> [Exercise directions]: Skip the pictures and extract all of the lines exactly as written.
[START Information supplied]
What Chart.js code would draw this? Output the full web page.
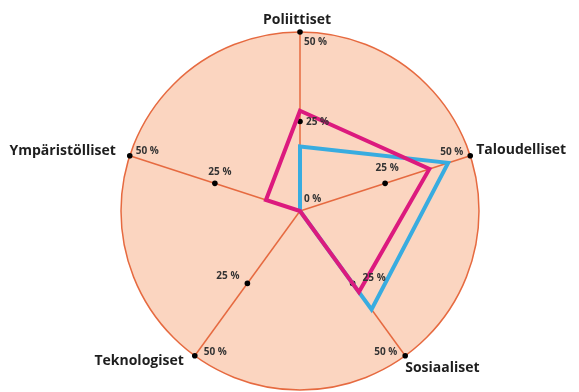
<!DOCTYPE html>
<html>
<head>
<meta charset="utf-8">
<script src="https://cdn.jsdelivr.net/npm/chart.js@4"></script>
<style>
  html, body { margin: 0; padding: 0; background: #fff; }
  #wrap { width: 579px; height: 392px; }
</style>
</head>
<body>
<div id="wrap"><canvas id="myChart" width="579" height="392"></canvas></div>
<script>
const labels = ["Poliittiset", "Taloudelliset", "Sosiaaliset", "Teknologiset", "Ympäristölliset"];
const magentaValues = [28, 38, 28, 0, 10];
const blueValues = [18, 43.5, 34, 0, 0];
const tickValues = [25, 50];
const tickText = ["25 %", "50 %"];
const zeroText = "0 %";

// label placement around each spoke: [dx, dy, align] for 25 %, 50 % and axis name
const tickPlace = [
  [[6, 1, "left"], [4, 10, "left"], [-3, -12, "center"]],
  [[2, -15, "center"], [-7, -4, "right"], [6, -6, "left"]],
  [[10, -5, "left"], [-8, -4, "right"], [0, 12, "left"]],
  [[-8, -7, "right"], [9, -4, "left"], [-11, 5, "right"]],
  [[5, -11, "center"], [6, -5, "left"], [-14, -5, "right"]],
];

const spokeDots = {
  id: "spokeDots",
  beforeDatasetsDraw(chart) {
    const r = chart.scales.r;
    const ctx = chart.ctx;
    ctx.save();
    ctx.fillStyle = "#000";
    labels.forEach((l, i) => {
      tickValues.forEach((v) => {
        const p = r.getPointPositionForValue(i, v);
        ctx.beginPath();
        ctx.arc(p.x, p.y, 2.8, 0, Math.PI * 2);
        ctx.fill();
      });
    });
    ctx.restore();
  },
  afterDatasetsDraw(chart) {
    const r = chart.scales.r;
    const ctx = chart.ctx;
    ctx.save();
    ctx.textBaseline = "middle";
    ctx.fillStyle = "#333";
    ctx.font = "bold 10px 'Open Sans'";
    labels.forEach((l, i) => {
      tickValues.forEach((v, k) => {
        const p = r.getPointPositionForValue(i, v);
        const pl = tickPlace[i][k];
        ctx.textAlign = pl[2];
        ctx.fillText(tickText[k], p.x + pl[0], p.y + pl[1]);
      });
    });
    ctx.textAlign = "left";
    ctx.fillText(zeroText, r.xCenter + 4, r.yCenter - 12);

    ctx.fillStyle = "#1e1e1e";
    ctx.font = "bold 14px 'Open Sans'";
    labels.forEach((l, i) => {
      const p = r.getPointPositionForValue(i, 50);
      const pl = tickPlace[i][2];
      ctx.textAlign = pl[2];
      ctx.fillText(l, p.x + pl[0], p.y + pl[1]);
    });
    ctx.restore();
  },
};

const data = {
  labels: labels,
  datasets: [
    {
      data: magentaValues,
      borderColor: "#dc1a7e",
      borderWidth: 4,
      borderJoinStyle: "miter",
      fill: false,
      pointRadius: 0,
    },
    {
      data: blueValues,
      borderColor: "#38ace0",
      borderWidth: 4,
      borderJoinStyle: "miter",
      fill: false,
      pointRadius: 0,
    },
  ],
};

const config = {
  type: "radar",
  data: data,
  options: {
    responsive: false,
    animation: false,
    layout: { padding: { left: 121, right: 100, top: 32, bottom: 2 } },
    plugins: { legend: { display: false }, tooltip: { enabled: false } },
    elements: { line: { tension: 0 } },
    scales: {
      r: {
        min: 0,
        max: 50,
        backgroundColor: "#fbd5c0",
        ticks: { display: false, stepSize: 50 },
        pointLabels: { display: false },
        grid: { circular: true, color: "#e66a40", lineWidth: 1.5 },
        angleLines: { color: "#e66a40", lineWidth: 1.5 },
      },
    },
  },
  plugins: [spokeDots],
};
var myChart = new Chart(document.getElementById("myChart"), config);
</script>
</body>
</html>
[END Information supplied]
> [Output of the task]:
What Chart.js code would draw this? Output the full web page.
<!DOCTYPE html>
<html>
<head>
<meta charset="utf-8">
<script src="https://cdn.jsdelivr.net/npm/chart.js@4"></script>
<style>
  html, body { margin: 0; padding: 0; background: #fff; }
  #wrap { width: 579px; height: 392px; }
</style>
</head>
<body>
<div id="wrap"><canvas id="myChart" width="579" height="392"></canvas></div>
<script>
const labels = ["Poliittiset", "Taloudelliset", "Sosiaaliset", "Teknologiset", "Ympäristölliset"];
const magentaValues = [28, 38, 28, 0, 10];
const blueValues = [18, 43.5, 34, 0, 0];
const tickValues = [25, 50];
const tickText = ["25 %", "50 %"];
const zeroText = "0 %";

// label placement around each spoke: [dx, dy, align] for 25 %, 50 % and axis name
const tickPlace = [
  [[6, 1, "left"], [4, 10, "left"], [-3, -12, "center"]],
  [[2, -15, "center"], [-7, -4, "right"], [6, -6, "left"]],
  [[10, -5, "left"], [-8, -4, "right"], [0, 12, "left"]],
  [[-8, -7, "right"], [9, -4, "left"], [-11, 5, "right"]],
  [[5, -11, "center"], [6, -5, "left"], [-14, -5, "right"]],
];

const spokeDots = {
  id: "spokeDots",
  beforeDatasetsDraw(chart) {
    const r = chart.scales.r;
    const ctx = chart.ctx;
    ctx.save();
    ctx.fillStyle = "#000";
    labels.forEach((l, i) => {
      tickValues.forEach((v) => {
        const p = r.getPointPositionForValue(i, v);
        ctx.beginPath();
        ctx.arc(p.x, p.y, 2.8, 0, Math.PI * 2);
        ctx.fill();
      });
    });
    ctx.restore();
  },
  afterDatasetsDraw(chart) {
    const r = chart.scales.r;
    const ctx = chart.ctx;
    ctx.save();
    ctx.textBaseline = "middle";
    ctx.fillStyle = "#333";
    ctx.font = "bold 10px 'Open Sans'";
    labels.forEach((l, i) => {
      tickValues.forEach((v, k) => {
        const p = r.getPointPositionForValue(i, v);
        const pl = tickPlace[i][k];
        ctx.textAlign = pl[2];
        ctx.fillText(tickText[k], p.x + pl[0], p.y + pl[1]);
      });
    });
    ctx.textAlign = "left";
    ctx.fillText(zeroText, r.xCenter + 4, r.yCenter - 12);

    ctx.fillStyle = "#1e1e1e";
    ctx.font = "bold 14px 'Open Sans'";
    labels.forEach((l, i) => {
      const p = r.getPointPositionForValue(i, 50);
      const pl = tickPlace[i][2];
      ctx.textAlign = pl[2];
      ctx.fillText(l, p.x + pl[0], p.y + pl[1]);
    });
    ctx.restore();
  },
};

const data = {
  labels: labels,
  datasets: [
    {
      data: magentaValues,
      borderColor: "#dc1a7e",
      borderWidth: 4,
      borderJoinStyle: "miter",
      fill: false,
      pointRadius: 0,
    },
    {
      data: blueValues,
      borderColor: "#38ace0",
      borderWidth: 4,
      borderJoinStyle: "miter",
      fill: false,
      pointRadius: 0,
    },
  ],
};

const config = {
  type: "radar",
  data: data,
  options: {
    responsive: false,
    animation: false,
    layout: { padding: { left: 121, right: 100, top: 32, bottom: 2 } },
    plugins: { legend: { display: false }, tooltip: { enabled: false } },
    elements: { line: { tension: 0 } },
    scales: {
      r: {
        min: 0,
        max: 50,
        backgroundColor: "#fbd5c0",
        ticks: { display: false, stepSize: 50 },
        pointLabels: { display: false },
        grid: { circular: true, color: "#e66a40", lineWidth: 1.5 },
        angleLines: { color: "#e66a40", lineWidth: 1.5 },
      },
    },
  },
  plugins: [spokeDots],
};
var myChart = new Chart(document.getElementById("myChart"), config);
</script>
</body>
</html>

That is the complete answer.